Source: 2019 EPIC/AP-NORC Public Opinion Poll

Each year, EPIC partners with The Associated Press-NORC Center for Public Affairs Research to gauge the views of the American people on various energy and environment topics. In our last poll, released in January 2019, EPIC asked those surveyed if they supported a carbon tax. Nearly half of respondents said that they do. Importantly, that baseline level support could increase or decrease significantly depending on how revenue from the tax would be used. Nearly 70 percent of respondents said they would support a tax if the revenue went towards restoring the environment. Fifty-nine percent said they would support a tax if the funding went towards renewable energy research and development. That’s compared to 49 percent who said they would support one if the funds were rebated to households, and 45 percent who support a tax when the revenue would reduce the deficit. These findings appear to run counter to the conventional wisdom about the most politically appealing version of a carbon tax and to recent efforts by the federal government to step back from environmental protection.

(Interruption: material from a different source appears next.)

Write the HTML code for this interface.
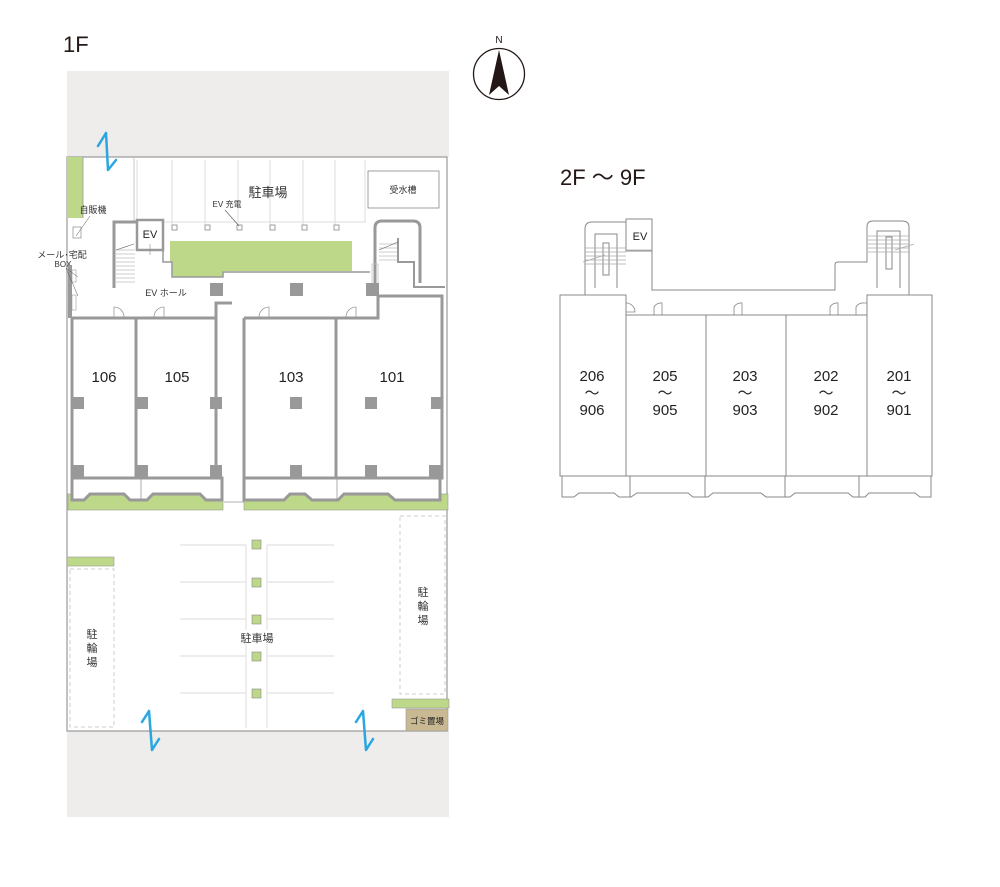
<!DOCTYPE html>
<html><head><meta charset="utf-8"><style>
html,body{margin:0;padding:0;background:#fff;}
svg{display:block;font-family:"Liberation Sans","Noto Sans CJK JP",sans-serif;}
</style></head><body>
<svg width="1000" height="887" viewBox="0 0 1000 887" xmlns="http://www.w3.org/2000/svg">
<text x="63" y="52" font-size="22" fill="#231815">1F</text>
<text x="560" y="185" font-size="22" fill="#231815">2F 〜 9F</text>
<!-- compass -->
<text x="499" y="43" font-size="10" text-anchor="middle" fill="#231815">N</text>
<circle cx="499" cy="74" r="25.5" fill="none" stroke="#231815" stroke-width="1.3"/>
<polygon points="499,50 489,95 499,86 509,95" fill="#231815"/>

<!-- 1F ground -->
<rect x="67" y="71" width="382" height="86" fill="#eeedeb"/>
<rect x="67" y="731" width="382" height="86" fill="#eeedeb"/>
<rect x="67" y="157" width="380" height="574" fill="#fff" stroke="#999" stroke-width="1.2"/>
<!-- left green top -->
<rect x="67" y="157" width="16" height="61" fill="#bed88a"/>
<line x1="83" y1="157" x2="83" y2="218" stroke="#999" stroke-width="0.8"/>
<line x1="134" y1="157" x2="134" y2="222" stroke="#bbb" stroke-width="0.8"/>
<!-- top parking -->
<g stroke="#ddd" stroke-width="1" fill="none">
<line x1="137" y1="160" x2="137" y2="222"/>
<line x1="137" y1="222" x2="366" y2="222"/>
<line x1="172" y1="160" x2="172" y2="225"/>
<line x1="205" y1="160" x2="205" y2="225"/>
<line x1="238" y1="160" x2="238" y2="225"/>
<line x1="270" y1="160" x2="270" y2="225"/>
<line x1="303" y1="160" x2="303" y2="225"/>
<line x1="335" y1="160" x2="335" y2="225"/>
<line x1="365" y1="160" x2="365" y2="222"/>
</g>
<g fill="#fff" stroke="#888" stroke-width="0.8">
<rect x="172" y="225" width="5" height="5"/><rect x="205" y="225" width="5" height="5"/>
<rect x="237" y="225" width="5" height="5"/><rect x="270" y="225" width="5" height="5"/>
<rect x="302" y="225" width="5" height="5"/><rect x="334" y="225" width="5" height="5"/>
</g>
<text x="268" y="197" font-size="13" text-anchor="middle" fill="#333">駐車場</text>
<text x="227" y="207" font-size="8" text-anchor="middle" fill="#333">EV 充電</text>
<line x1="225" y1="210" x2="239" y2="226" stroke="#555" stroke-width="0.6"/>
<rect x="368" y="171" width="71" height="37" fill="#fff" stroke="#888" stroke-width="0.8"/>
<text x="403" y="193" font-size="9" text-anchor="middle" fill="#333">受水槽</text>
<text x="93" y="213" font-size="9" text-anchor="middle" fill="#333">自販機</text>
<rect x="73" y="227" width="8" height="11" fill="#fff" stroke="#888" stroke-width="0.7"/>
<line x1="76" y1="236" x2="90" y2="216" stroke="#555" stroke-width="0.5"/>
<text x="62" y="258" font-size="9" text-anchor="middle" fill="#333">メール･宅配</text>
<text x="63" y="267" font-size="8" text-anchor="middle" fill="#333">BOX</text>
<path d="M70,265 L70,318" stroke="#999" stroke-width="4" fill="none"/>
<rect x="72" y="270" width="4" height="12" fill="#fff" stroke="#888" stroke-width="0.5"/>
<rect x="72" y="295" width="4" height="15" fill="#fff" stroke="#888" stroke-width="0.5"/>
<line x1="66" y1="268" x2="78" y2="296" stroke="#555" stroke-width="0.5"/>
<line x1="66" y1="268" x2="78" y2="277" stroke="#555" stroke-width="0.5"/>
<!-- stair left -->
<path d="M114,288 L114,222 L137,222" stroke="#999" stroke-width="3" fill="none"/>
<g stroke="#bbb" stroke-width="0.8">
<line x1="116" y1="250" x2="135" y2="250"/><line x1="116" y1="254" x2="135" y2="254"/><line x1="116" y1="258" x2="135" y2="258"/><line x1="116" y1="262" x2="135" y2="262"/><line x1="116" y1="266" x2="135" y2="266"/><line x1="116" y1="270" x2="135" y2="270"/><line x1="116" y1="274" x2="135" y2="274"/><line x1="116" y1="278" x2="135" y2="278"/><line x1="116" y1="282" x2="135" y2="282"/>
</g>
<line x1="116" y1="250" x2="134" y2="244" stroke="#666" stroke-width="0.6"/>
<!-- EV -->
<rect x="137" y="220" width="26" height="30" fill="#fff" stroke="#999" stroke-width="2.5"/>
<text x="150" y="238" font-size="11" text-anchor="middle" fill="#222">EV</text>
<line x1="150" y1="244" x2="150" y2="255" stroke="#888" stroke-width="0.6"/>
<!-- green courtyard -->
<path d="M170,241 L352,241 L352,271 L223,271 L223,277 L172,277 L172,262 L170,262 Z" fill="#bed88a"/>
<path d="M163,248 L163,262 L172,262 L172,277 L223,277 L223,272 L370,272" stroke="#999" stroke-width="1.5" fill="none"/>
<!-- right stair -->
<path d="M375,288 L375,228 Q375,221 382,221 L413,221 Q420,221 420,228 L420,283" stroke="#999" stroke-width="3" fill="none"/>
<path d="M398,238 L398,262 L414,262 L414,287 L445,287" stroke="#999" stroke-width="2" fill="none"/>
<g stroke="#bbb" stroke-width="0.8">
<line x1="379" y1="244" x2="397" y2="244"/><line x1="379" y1="248" x2="397" y2="248"/><line x1="379" y1="252" x2="397" y2="252"/><line x1="379" y1="256" x2="397" y2="256"/><line x1="379" y1="260" x2="397" y2="260"/>
</g>
<line x1="379" y1="250" x2="398" y2="242" stroke="#666" stroke-width="0.6"/>
<rect x="372" y="264" width="6" height="20" fill="none" stroke="#bbb" stroke-width="0.7"/>
<text x="166" y="296" font-size="9" text-anchor="middle" fill="#333">EV ホール</text>
<!-- pillars -->
<g fill="#999">
<rect x="210" y="283" width="13" height="13"/><rect x="290" y="283" width="13" height="13"/><rect x="366" y="283" width="13" height="13"/>
</g>
<!-- green strips (behind balconies) -->
<rect x="68" y="494" width="155" height="16" fill="#bed88a" stroke="#999" stroke-width="0.6"/>
<rect x="244" y="494" width="204" height="16" fill="#bed88a" stroke="#999" stroke-width="0.6"/>
<!-- units -->
<g stroke="#999" stroke-width="3">
<path d="M72,478 L72,500 L84,500 L90,494 L124,494 L130,500 L147,500 L153,494 L200,494 L206,500 L222,500 L222,478 Z" fill="#fff"/>
<path d="M244,478 L244,500 L284,500 L290,494 L305,494 L312,500 L338,500 L344,494 L388,494 L395,500 L440,500 L440,478 Z" fill="#fff"/>
</g>
<g fill="none" stroke="#999" stroke-width="3">
<path d="M72,318 L72,478 L216,478 L216,318 Z"/>
<line x1="136" y1="318" x2="136" y2="478"/>
<path d="M244,318 L244,478 L442,478 L442,296 L378,296 L378,318 L244,318"/>
<line x1="336" y1="318" x2="336" y2="478"/>
<path d="M216,318 L216,303 L232,303"/>
</g>
<g stroke="#999" stroke-width="0.8">
<line x1="141" y1="478" x2="141" y2="500"/><line x1="337" y1="478" x2="337" y2="500"/>
<line x1="224" y1="502" x2="244" y2="502"/>
</g>
<g fill="#999">
<rect x="72" y="397" width="12" height="12"/><rect x="136" y="397" width="12" height="12"/><rect x="210" y="397" width="12" height="12"/>
<rect x="72" y="465" width="12" height="13"/><rect x="136" y="465" width="12" height="13"/><rect x="210" y="465" width="12" height="13"/>
<rect x="290" y="397" width="12" height="12"/><rect x="365" y="397" width="12" height="12"/><rect x="431" y="397" width="12" height="12"/>
<rect x="290" y="465" width="12" height="13"/><rect x="365" y="465" width="12" height="13"/><rect x="429" y="465" width="13" height="13"/>
</g>
<g fill="none" stroke="#999" stroke-width="0.8">
<path d="M114,318 L114,307 A10,10 0 0 1 124,317"/>
<path d="M164,318 L164,307 A10,10 0 0 0 154,317"/>
<path d="M269,318 L269,307 A10,10 0 0 0 259,317"/>
<path d="M356,318 L356,307 A10,10 0 0 0 346,317"/>
</g>
<g font-size="15" fill="#222" text-anchor="middle">
<text x="104" y="382">106</text><text x="177" y="382">105</text><text x="291" y="382">103</text><text x="392" y="382">101</text>
</g>
<!-- lower parking -->
<rect x="67" y="557" width="47" height="9" fill="#bed88a" stroke="#999" stroke-width="0.6"/>
<rect x="70" y="569" width="44" height="158" fill="none" stroke="#ccc" stroke-width="1" stroke-dasharray="4,3"/>
<rect x="400" y="516" width="45" height="178" fill="none" stroke="#ccc" stroke-width="1" stroke-dasharray="4,3"/>
<g font-size="11" fill="#333" text-anchor="middle">
<text x="92" y="638">駐</text><text x="92" y="652">輪</text><text x="92" y="666">場</text>
<text x="423" y="596">駐</text><text x="423" y="610">輪</text><text x="423" y="624">場</text>
</g>
<g stroke="#e2e2e2" stroke-width="1.2" fill="none">
<line x1="180" y1="545" x2="246" y2="545"/><line x1="180" y1="582" x2="246" y2="582"/><line x1="180" y1="619" x2="246" y2="619"/><line x1="180" y1="656" x2="246" y2="656"/><line x1="180" y1="693" x2="246" y2="693"/>
<line x1="267" y1="545" x2="334" y2="545"/><line x1="267" y1="582" x2="334" y2="582"/><line x1="267" y1="619" x2="334" y2="619"/><line x1="267" y1="656" x2="334" y2="656"/><line x1="267" y1="693" x2="334" y2="693"/>
<line x1="246" y1="545" x2="246" y2="728"/><line x1="267" y1="545" x2="267" y2="728"/>
</g>
<g fill="#bed88a" stroke="#888" stroke-width="0.6">
<rect x="252" y="540" width="9" height="9"/><rect x="252" y="578" width="9" height="9"/><rect x="252" y="615" width="9" height="9"/><rect x="252" y="652" width="9" height="9"/><rect x="252" y="689" width="9" height="9"/>
</g>
<rect x="232" y="630" width="50" height="14" fill="#fff"/>
<text x="257" y="642" font-size="11" text-anchor="middle" fill="#333">駐車場</text>
<rect x="392" y="699" width="57" height="9" fill="#bed88a" stroke="#999" stroke-width="0.6"/>
<rect x="406" y="709" width="42" height="22" fill="#c9b993" stroke="#999" stroke-width="0.6"/>
<text x="427" y="724" font-size="8.5" text-anchor="middle" fill="#222">ゴミ置場</text>
<!-- arrows -->
<g stroke="#2aa6e0" stroke-width="2.5" fill="none" stroke-linecap="round" stroke-linejoin="round">
<polyline points="98,146 106,133 108,170 116,160"/>
<polyline points="142,722 149,711 152,750 159,739"/>
<polyline points="356,722 363,711 366,750 373,739"/>
</g>

<!-- 2F-9F -->
<g fill="none" stroke="#888" stroke-width="1">
<path d="M585,295 L585,229 Q585,222 592,222 L626,222"/>
<rect x="626" y="219" width="26" height="32"/>
<path d="M652,251 L652,290 L835,290 L835,265 Q835,262 838,262 L867,262 L867,227 Q867,221 873,221 L902,221 Q909,221 909,227 L909,295"/>
<rect x="560" y="295" width="66" height="181"/>
<rect x="626" y="315" width="80" height="161"/>
<rect x="706" y="315" width="80" height="161"/>
<rect x="786" y="315" width="81" height="161"/>
<rect x="867" y="295" width="65" height="181"/>
<path d="M562,476 L562,497 L574,497 L579,493 L614,493 L619,497 L631,497 L637,493 L688,493 L693,497 L708,497 L713,493 L761,493 L766,497 L790,497 L795,493 L848,493 L853,497 L865,497 L869,493 L915,493 L920,497 L931,497 L931,476"/>
<line x1="630" y1="476" x2="630" y2="497"/><line x1="705" y1="476" x2="705" y2="497"/><line x1="785" y1="476" x2="785" y2="497"/><line x1="859" y1="476" x2="859" y2="497"/>
<path d="M595,288 L595,234 L617,234 L617,288"/><rect x="603" y="243" width="6" height="32"/>
<path d="M877,288 L877,231 L900,231 L900,288"/><rect x="886" y="237" width="6" height="32"/>
</g>
<g stroke="#aaa" stroke-width="0.7">
<line x1="585" y1="248" x2="626" y2="248"/><line x1="585" y1="252" x2="626" y2="252"/><line x1="585" y1="256" x2="626" y2="256"/><line x1="585" y1="260" x2="626" y2="260"/><line x1="585" y1="264" x2="626" y2="264"/>
<line x1="868" y1="236" x2="909" y2="236"/><line x1="868" y1="240" x2="909" y2="240"/><line x1="868" y1="244" x2="909" y2="244"/><line x1="868" y1="248" x2="909" y2="248"/><line x1="868" y1="252" x2="909" y2="252"/>
<line x1="583" y1="262" x2="605" y2="255"/><line x1="895" y1="250" x2="914" y2="244"/>
<line x1="626" y1="250" x2="652" y2="250"/>
</g>
<text x="640" y="240" font-size="11" text-anchor="middle" fill="#222">EV</text>
<g fill="none" stroke="#888" stroke-width="0.8">
<path d="M626,303 A9,9 0 0 1 635,312 L626,312"/>
<path d="M654,315 L654,307 A8,8 0 0 1 662,303 L662,315"/>
<path d="M734,315 L734,307 A8,8 0 0 1 742,303 L742,315"/>
<path d="M830,315 L830,307 A8,8 0 0 1 838,303 L838,315"/>
<path d="M856,315 L856,307 A8,8 0 0 1 864,303 L867,303"/>
</g>
<g font-size="15" fill="#222" text-anchor="middle">
<text x="592" y="381">206</text><text x="592" y="398">〜</text><text x="592" y="415">906</text>
<text x="665" y="381">205</text><text x="665" y="398">〜</text><text x="665" y="415">905</text>
<text x="745" y="381">203</text><text x="745" y="398">〜</text><text x="745" y="415">903</text>
<text x="826" y="381">202</text><text x="826" y="398">〜</text><text x="826" y="415">902</text>
<text x="899" y="381">201</text><text x="899" y="398">〜</text><text x="899" y="415">901</text>
</g>
</svg>
</body></html>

While many say they would support a carbon tax, few seem willing to see their electricity prices rise too much. When asked if they would support a modest monthly fee on their electricity bill to combat climate change, 57 percent are willing to pay at least $1 per month. Willingness to pay declines significantly from there, with 28 percent willing to pay $10, and 23 percent willing to pay at least $40 monthly. The fact that 43 percent are unwilling to pay anything underscores the polarization about climate change. Party identification and acceptance of climate change are the main correlates of whether people are willing to pay, with Democrats being consistently more inclined to pay a fee.